Leaving the pictures out, print the lines from the first line of the listing through the line containing "34.0, 34.3, 36.0]", exactly as they read, and no others.

>> Begin MATERIAL PROVIDED

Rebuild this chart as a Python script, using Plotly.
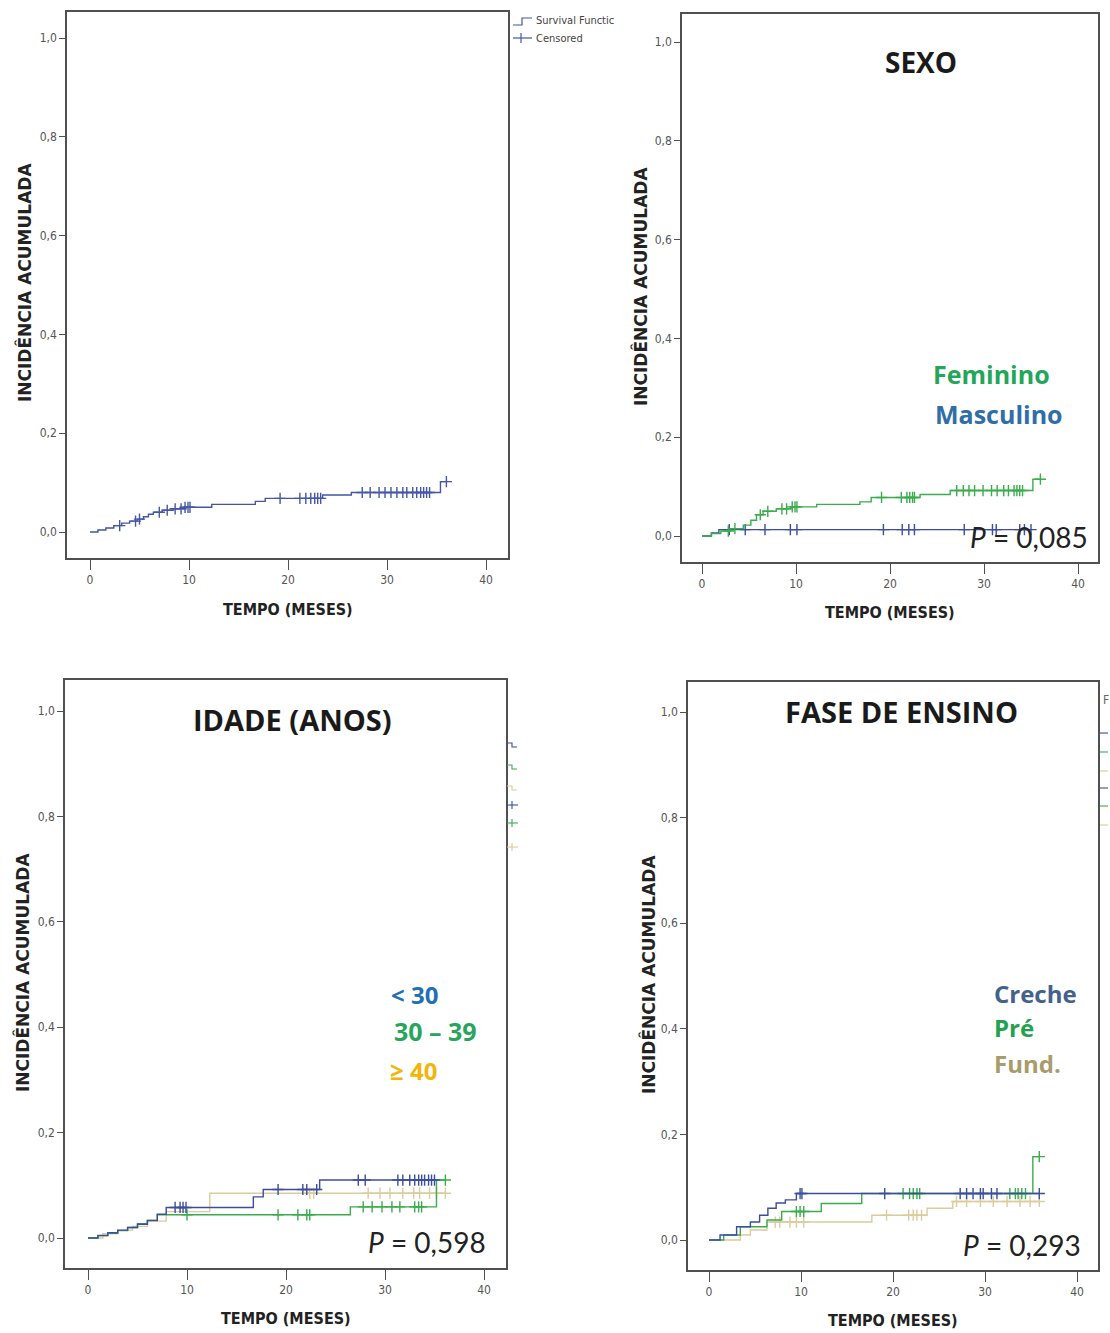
import numpy as np
import plotly.graph_objects as go

W, H = 1110, 1333

# ---------------- data ----------------
# Panel A: whole cohort
all_t = [0, 0.8, 1.6, 2.4, 3.2, 4.0, 4.8, 5.4, 5.9, 6.4, 7.3, 8.4, 9.6, 12.3, 16.7, 17.7, 23.5, 26.4, 35.4]
all_v = [0, 0.004, 0.008, 0.013, 0.018, 0.022, 0.026, 0.031, 0.036, 0.040, 0.044, 0.047, 0.050, 0.056, 0.062, 0.068, 0.075, 0.080, 0.102]
all_cens = [3.0, 4.6, 5.0, 7.0, 7.8, 8.6, 9.2, 9.6, 9.9, 10.1, 19.2, 21.2, 21.8, 22.3, 22.7, 23.0, 23.3,
            27.5, 28.3, 29.2, 29.8, 30.4, 31.0, 31.6, 32.0, 32.6, 33.0, 33.4, 33.7, 34.0, 34.3, 36.0]

# Panel B: sex
fem_t = [0, 1.0, 2.0, 3.0, 4.4, 5.2, 5.8, 6.5, 7.9, 9.4, 12.2, 16.8, 18.0, 23.2, 26.4, 35.2]
fem_v = [0, 0.005, 0.010, 0.015, 0.022, 0.032, 0.043, 0.050, 0.055, 0.059, 0.064, 0.069, 0.078, 0.084, 0.092, 0.115]
fem_cens = [2.8, 3.5, 6.2, 7.0, 8.5, 9.0, 9.6, 9.9, 10.1, 19.1, 21.2, 21.8, 22.1, 22.4, 22.6, 27.1, 27.8,
            28.4, 29.0, 29.9, 30.8, 31.4, 32.1, 32.6, 33.2, 33.5, 33.8, 34.1, 36.0]
mas_t = [0, 1.0, 1.8]
mas_v = [0, 0.006, 0.013]
mas_cens = [2.9, 4.6, 6.7, 9.4, 10.1, 19.3, 21.3, 22.0, 22.6, 27.9, 30.9, 31.3, 33.8, 34.3, 35.0]

# Panel C: age group
a30_t = [0, 1, 2, 3, 4, 5, 6, 7, 7.9, 16.7, 17.7, 23.4]
a30_v = [0, 0.005, 0.010, 0.015, 0.020, 0.026, 0.033, 0.045, 0.058, 0.078, 0.092, 0.110]
a30_cens = [8.8, 9.3, 9.6, 9.9, 19.2, 21.7, 22.1, 23.1, 27.3, 28.0, 31.3, 31.8, 32.5, 33.0, 33.4, 33.7, 34.0, 34.4, 34.7, 35.0]
a3039_t = [0, 1, 2, 3, 4, 5, 6, 7, 26.5, 35.2]
a3039_v = [0, 0.004, 0.009, 0.014, 0.020, 0.027, 0.034, 0.044, 0.059, 0.110]
a3039_cens = [10.0, 19.2, 21.2, 22.1, 22.4, 27.8, 28.7, 29.7, 30.7, 31.5, 33.0, 33.4, 33.7, 36.1]
a40_t = [0, 1.5, 3, 4.5, 6, 7.9, 12.3]
a40_v = [0, 0.008, 0.015, 0.022, 0.032, 0.050, 0.085]
a40_cens = [22.4, 22.8, 28.3, 29.5, 30.5, 31.8, 32.9, 33.5, 34.5, 35.2, 36.1]

# Panel D: teaching stage
cre_t = [0, 1.2, 3.0, 4.5, 5.5, 6.4, 7.3, 8.3, 9.5]
cre_v = [0, 0.0095, 0.025, 0.034, 0.047, 0.060, 0.070, 0.076, 0.088]
cre_cens = [9.9, 10.1, 19.1, 27.3, 28.0, 28.7, 29.5, 29.8, 30.7, 31.3, 35.9]
pre_t = [0, 1.6, 3.4, 6.3, 7.9, 12.2, 16.6, 35.2]
pre_v = [0, 0.0095, 0.025, 0.038, 0.054, 0.069, 0.088, 0.158]
pre_cens = [9.5, 9.9, 10.3, 21.1, 21.8, 22.2, 22.6, 22.9, 32.7, 33.3, 33.6, 34.0, 34.4, 35.9]
fun_t = [0, 3.4, 4.5, 6.3, 17.7, 23.7, 26.5]
fun_v = [0, 0.0095, 0.019, 0.034, 0.047, 0.060, 0.073]
fun_cens = [7.2, 7.7, 8.8, 9.5, 10.3, 19.3, 21.7, 22.2, 22.6, 23.1, 26.9, 28.0, 29.5, 30.9, 32.4, 33.8, 34.9, 35.9]

x_ticks = [0, 10, 20, 30, 40]
y_ticks = [0.0, 0.2, 0.4, 0.6, 0.8, 1.0]

BLUE = "#3c4d9e"
GREEN = "#3aac4c"
TAN = "#dccb9c"

NARROW = "Liberation Sans Narrow, DejaVu Sans Condensed, Arial Narrow, Liberation Sans, sans-serif"
HEAD = "Open Sans, Lato, sans-serif"
CAL = "Lato, Open Sans, sans-serif"


def px(x):
    return x / W


def py(y):
    return 1 - y / H


def km_traces(times, vals, cens, color, xa, ya):
    """Step curve plus censor '+' marks for one group."""
    t_end = max(max(cens), times[-1])
    xs = list(times) + [t_end]
    ys = list(vals) + [vals[-1]]
    idx = np.searchsorted(np.array(times), np.array(cens), side="right") - 1
    cy = [vals[i] for i in idx]
    line = go.Scatter(x=xs, y=ys, mode="lines", line=dict(color=color, width=1.4, shape="hv"),
                      xaxis=xa, yaxis=ya, showlegend=False, hoverinfo="skip")
    marks = go.Scatter(x=cens, y=cy, mode="markers",
                       marker=dict(symbol="cross-thin", size=8, line=dict(color=color, width=1.4)),
                       xaxis=xa, yaxis=ya, showlegend=False, hoverinfo="skip")
    return [line, marks]


fig = go.Figure()

panels = [
    # (axis suffix, frame px box [l, t, r, b], x0px, x40px, y0px, y1px, groups)
    ("", (67, 12, 508, 558), 90, 486, 532, 38,
     [(all_t, all_v, all_cens, "#4656a6")]),
    ("2", (682, 14, 1098, 562), 702, 1078, 536, 42,
     [(mas_t, mas_v, mas_cens, BLUE), (fem_t, fem_v, fem_cens, GREEN)]),
    ("3", (65, 680, 506, 1268), 88, 484, 1238, 711,
     [(a40_t, a40_v, a40_cens, TAN), (a3039_t, a3039_v, a3039_cens, GREEN), (a30_t, a30_v, a30_cens, BLUE)]),
    ("4", (688, 682, 1098, 1270), 709, 1077, 1240, 712,
     [(fun_t, fun_v, fun_cens, TAN), (pre_t, pre_v, pre_cens, GREEN), (cre_t, cre_v, cre_cens, BLUE)]),
]

layout_axes = {}
for suf, (l, t, r, b), x0p, x40p, y0p, y1p, groups in panels:
    xa, ya = "x" + suf, "y" + suf
    for g in groups:
        for tr in km_traces(*g, xa, ya):
            fig.add_trace(tr)
    sx = (x40p - x0p) / 40.0
    sy = (y0p - y1p) / 1.0
    xr = [(l - x0p) / sx, (r - x0p) / sx]
    yr = [(y0p - b) / sy, (y0p - t) / sy]
    common = dict(showline=True, mirror=True, linecolor="#505050", linewidth=1.5,
                  showgrid=False, zeroline=False, ticks="outside", tickcolor="#505050",
                  tickwidth=1.2, tickfont=dict(family=NARROW, size=12, color="#555555"))
    layout_axes["xaxis" + suf] = dict(domain=[px(l), px(r)], range=xr, tickvals=x_ticks,
                                      ticklen=10, anchor=ya, **common)
    layout_axes["yaxis" + suf] = dict(domain=[py(b), py(t)], range=yr, tickvals=y_ticks,
                                      tickformat=".1f", ticklen=6, anchor=xa, **common)

fig.update_layout(**layout_axes)

ann = []


def text(x, y, s, size, color="#1a1a1a", family=HEAD, angle=0, xanchor="center"):
    ann.append(dict(x=px(x), y=py(y), xref="paper", yref="paper", text=s, showarrow=False,
                    font=dict(family=family, size=size, color=color), textangle=angle,
                    xanchor=xanchor, yanchor="middle"))


# axis titles
for (xc, yc) in [(288, 609), (890, 612), (286, 1318), (893, 1320)]:
    text(xc, yc, "<b>TEMPO (MESES)</b>", 16, "#222222", NARROW)
for (xc, yc) in [(24, 283), (640, 287), (22, 973), (648, 975)]:
    text(xc, yc, "<b>INCIDÊNCIA ACUMULADA</b>", 17, "#222222", "DejaVu Sans", -90)

# panel titles
text(921, 62, "<b>SEXO</b>", 28)
text(292, 719, "<b>IDADE (ANOS)</b>", 29)
text(901, 712, "<b>FASE DE ENSINO</b>", 29)

# group labels
text(931, 374, "<b>Feminino</b>", 25, "#23a659", xanchor="left")
text(933, 414, "<b>Masculino</b>", 25, "#2f6ea8", xanchor="left")
text(389, 994, "<b>&lt; 30</b>", 24, "#2270b4", xanchor="left")
text(392, 1031, "<b>30 – 39</b>", 25, "#27a55c", xanchor="left")
text(388, 1070, "<b>≥ 40</b>", 24, "#f2b50a", xanchor="left")
text(992, 993, "<b>Creche</b>", 24, "#43618a", xanchor="left")
text(992, 1027, "<b>Pré</b>", 24, "#22a24e", xanchor="left")
text(992, 1063, "<b>Fund.</b>", 24, "#a89b6c", xanchor="left")

# p-values
text(1090, 537, "<i>P</i> = 0,085", 28, "#222222", CAL, xanchor="right")
text(488, 1242, "<i>P</i> = 0,598", 28, "#222222", CAL, xanchor="right")
text(1083, 1245, "<i>P</i> = 0,293", 28, "#222222", CAL, xanchor="right")

# legend of the first panel
text(534, 21, "Survival Functic", 11, "#444444", NARROW, xanchor="left")
text(534, 38, "Censored", 11, "#444444", NARROW, xanchor="left")
text(1101, 700, "F", 12, "#666666", NARROW, xanchor="left")

shapes = []


def seg(pts, color, width=1.2):
    path = "M " + " L ".join(f"{px(a):.5f},{py(b):.5f}" for a, b in pts)
    shapes.append(dict(type="path", path=path, xref="paper", yref="paper",
                       line=dict(color=color, width=width)))


seg([(513, 25), (522, 25), (522, 18), (532, 18)], "#4656a6")
seg([(513, 38), (532, 38)], "#4656a6")
seg([(521, 33), (521, 43)], "#4656a6")

# clipped legend keys beside the lower panels
for yk, col in [(747, BLUE), (769, GREEN), (790, TAN)]:
    seg([(507, yk - 4), (512, yk - 4), (512, yk), (517, yk)], col, 1.1)
for yk, col in [(805, BLUE), (823, GREEN), (847, TAN)]:
    seg([(507, yk), (518, yk)], col, 1.1)
    seg([(512, yk - 4), (512, yk + 4)], col, 1.1)
for yk, col in [(733, BLUE), (752, GREEN), (771, TAN), (788, BLUE), (806, GREEN), (825, TAN)]:
    seg([(1100, yk), (1108, yk)], col, 1.1)

fig.update_layout(
    width=W, height=H, margin=dict(l=0, r=0, t=0, b=0),
    paper_bgcolor="white", plot_bgcolor="white",
    separators=",.", showlegend=False,
    annotations=ann, shapes=shapes,
)

fig.write_html("out.html")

>> End MATERIAL PROVIDED

# EXERCISE OUTPUT
Rebuild this chart as a Python script, using Plotly.
import numpy as np
import plotly.graph_objects as go

W, H = 1110, 1333

# ---------------- data ----------------
# Panel A: whole cohort
all_t = [0, 0.8, 1.6, 2.4, 3.2, 4.0, 4.8, 5.4, 5.9, 6.4, 7.3, 8.4, 9.6, 12.3, 16.7, 17.7, 23.5, 26.4, 35.4]
all_v = [0, 0.004, 0.008, 0.013, 0.018, 0.022, 0.026, 0.031, 0.036, 0.040, 0.044, 0.047, 0.050, 0.056, 0.062, 0.068, 0.075, 0.080, 0.102]
all_cens = [3.0, 4.6, 5.0, 7.0, 7.8, 8.6, 9.2, 9.6, 9.9, 10.1, 19.2, 21.2, 21.8, 22.3, 22.7, 23.0, 23.3,
            27.5, 28.3, 29.2, 29.8, 30.4, 31.0, 31.6, 32.0, 32.6, 33.0, 33.4, 33.7, 34.0, 34.3, 36.0]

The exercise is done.